Col. Edward "Tug" Wilson, the founder and first commander of the Abu Dhabi Defence Force, died in Abu Dhabi on Friday after a brief illness, WAM reported.
Born in Yorkshire, England, in 1921, Wilson joined the Royal Air Force at the age of 20 and later transferred into the Worcestershire Regiment of the British Army where he served for many years, rising to the rank of colonel.
Besides fighting in World War II and the Korean War, he also took part in the Berlin Airlift and in operations in Malaya and British Honduras before coming to Abu Dhabi in 1963.
After Shaikh Zayed Bin Sultan became UAE's Ruler in 1966, Col. Wilson worked closely with him to establish the Abu Dhabi Defence Force, the forerunner of today's UAE Armed Forces, and was appointed its first commander - a post he held until his retirement in 1968.

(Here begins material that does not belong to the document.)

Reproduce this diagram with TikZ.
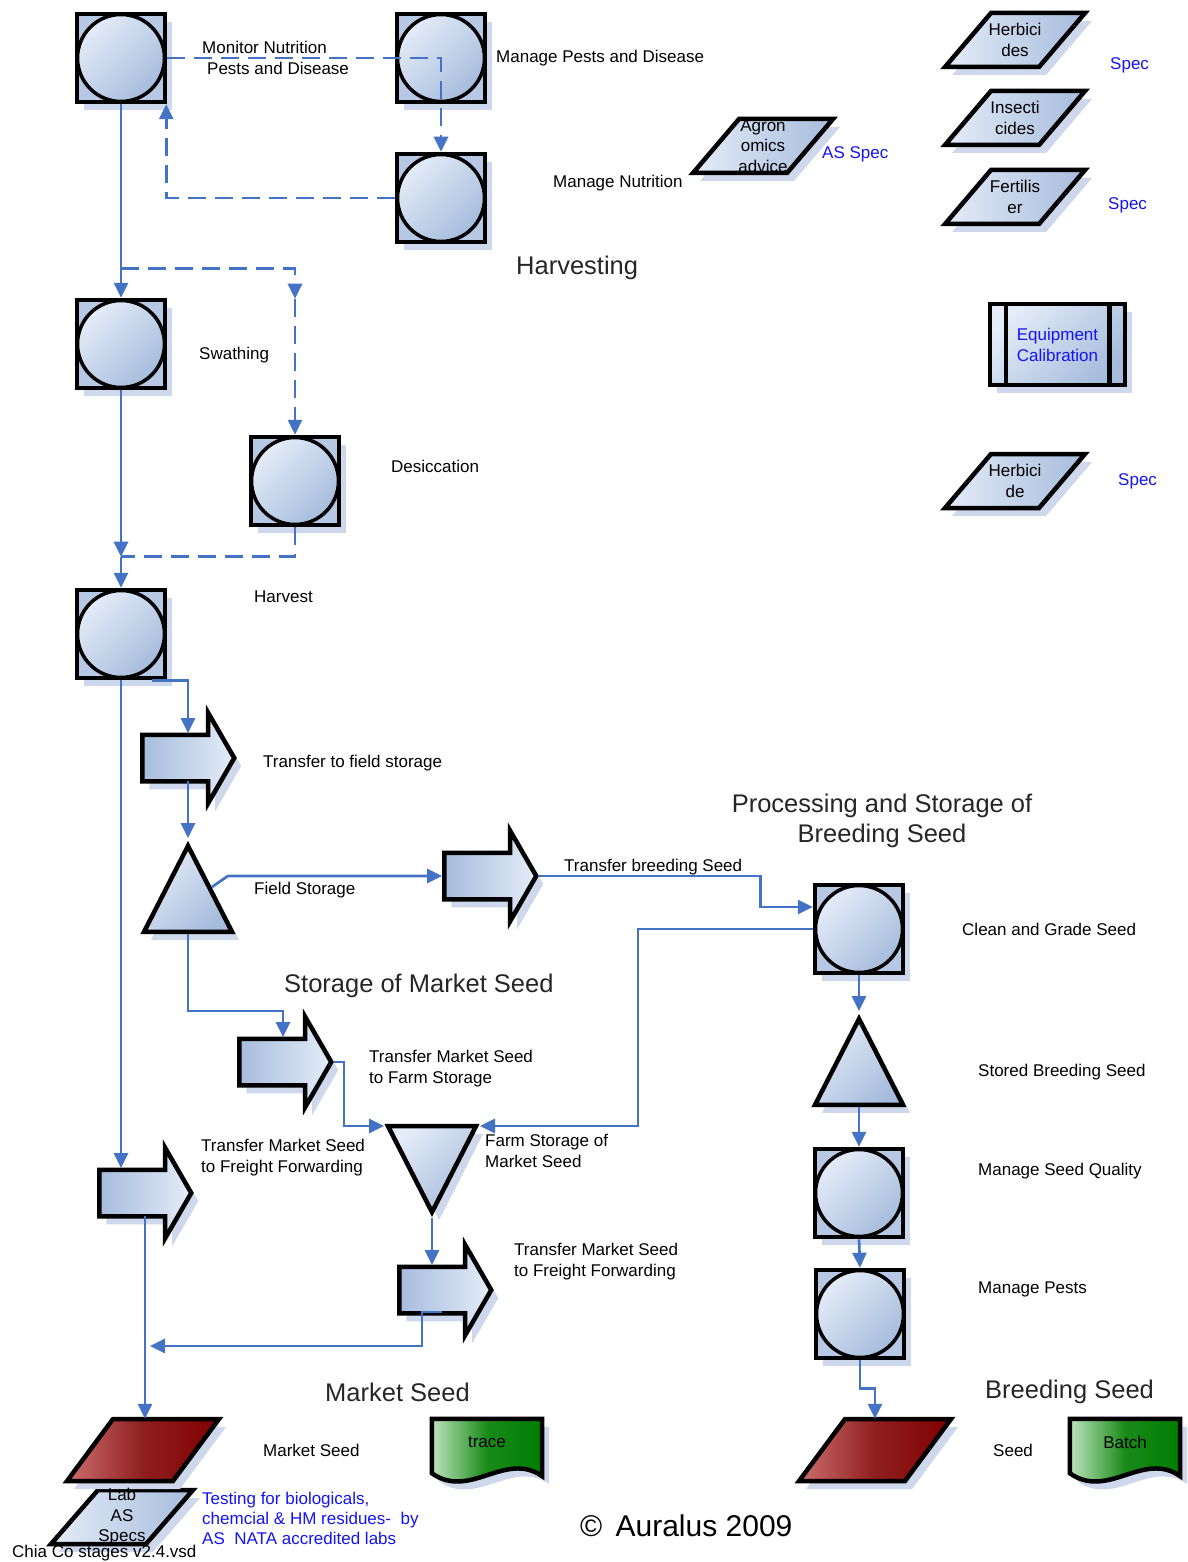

During this time, he became a close friend of Shaikh Zayed, who in 1973 asked him to come out of retirement in England and to return to Abu Dhabi to set up the Royal Stables.
Over the next 30 years, as the stables' director general, and until Shaikh Zayed's death, he oversaw its development into one of the world's top centres for Arabian horses.
Nick Cochrane-Dyet, a long-time UAE resident who knew Col. Wilson for several decades, described him as "very meticulous and enthusiastic" in his military work.
"He had been here a long time and was much respected by the Al Nahyan family. He was someone who would do anything for you. He was a very kind mentor and guardian to me and a very kind gentleman," he said.
In 2005, Col. Wilson was awarded the annual Abu Dhabi Award for his services to the country.
A memorial service will be held at the St Andrew's Community Centre in Abu Dhabi at 1pm on Saturday.